Sehen, was vor Augen ist - und was nicht vor Augen ist
Man darf gespannt sein, was Morawetz aus der folgenden hübschen Szene in "Winter", der nächsten Folge der geplanten Tetralogie, machen wird, in der es um einen von einer Vision geplagten jungen Mann namens Art geht und um das, was die Kunst, englisch "art", ausmacht:
"I said, Art is seeing things. And your aunt said, that’s a great description of what art is."
Ja, nicht nur der junge Art, auch die Kunst "sieht Dinge", und darum geht’s doch. Arts Tante zeigt sich überzeugt:
"Wo kämen wir hin ohne unsere Befähigung, hinter das zu sehen, was wir sehen ‚sollen‘."
Zu sehen, was vor Augen ist, und zu sehen, was nicht vor Augen ist, beides gehört zum Menschsein, das illustriert Ali Smiths Roman "Herbst" – und ein Drittes gehört dazu, nämlich die tiefe Sehnsucht, gesehen, wirklich gesehen zu werden. Wie der sterbende Daniel zu seiner Besucherin Elisabeth sagt:
"Wir müssen die Hoffnung haben, sagte er, dass die Menschen, die uns lieben und ein wenig kennen, uns letztlich wirklich so gesehen haben, wie wir sind. Auf viel mehr kommt es letztlich nicht an."

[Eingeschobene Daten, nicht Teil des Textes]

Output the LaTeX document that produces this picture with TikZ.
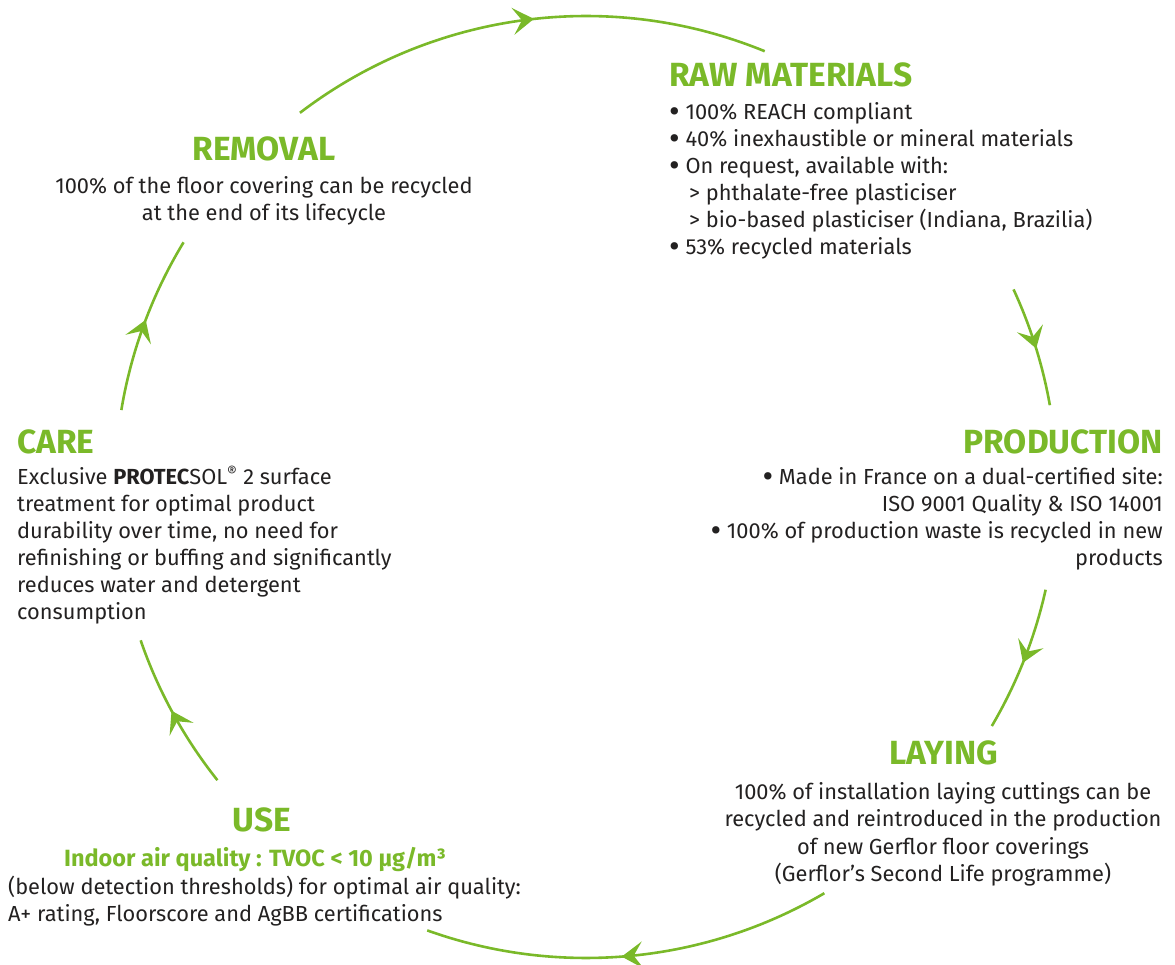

Wortspiele, Zeitsprünge, Intertextualität, Politik – so viel literarische Ambition klingt anstrengend. Aber so liest "Herbst" sich ganz und gar nicht. Vielmehr gelingt Ali Smith ein Kunststück, in dem Gegenwart und Roman sich tatsächlich treffen: ein Buch, das ganz nah an seiner Zeit mit all ihren Hässlichkeiten entlang erzählt und dabei eine Schönheit schafft, die die Zeiten überdauern wird. Deutsche Leser dürfen sich freuen auf die noch folgenden Teile des Jahreszeiten-Zyklus. Vor allem diejenigen Leser, denen der Jahrhundertmann Daniel Gluck und die vaterlos aufgewachsene Elisabeth Demand ans Herz gewachsen sind. Im literarischen Nachleben, das ist das Tröstende an Büchern, ist möglich, worauf man diesseits der Buchdeckel noch weniger zu hoffen wagt als auf das Wirklich-Gesehen-Werden: ein Wiedersehen.
Ali Smith: "Herbst"
aus dem Englischen von Silvia Morawetz
Luchterhand Verlag, München. 272 Seiten, 22 Euro.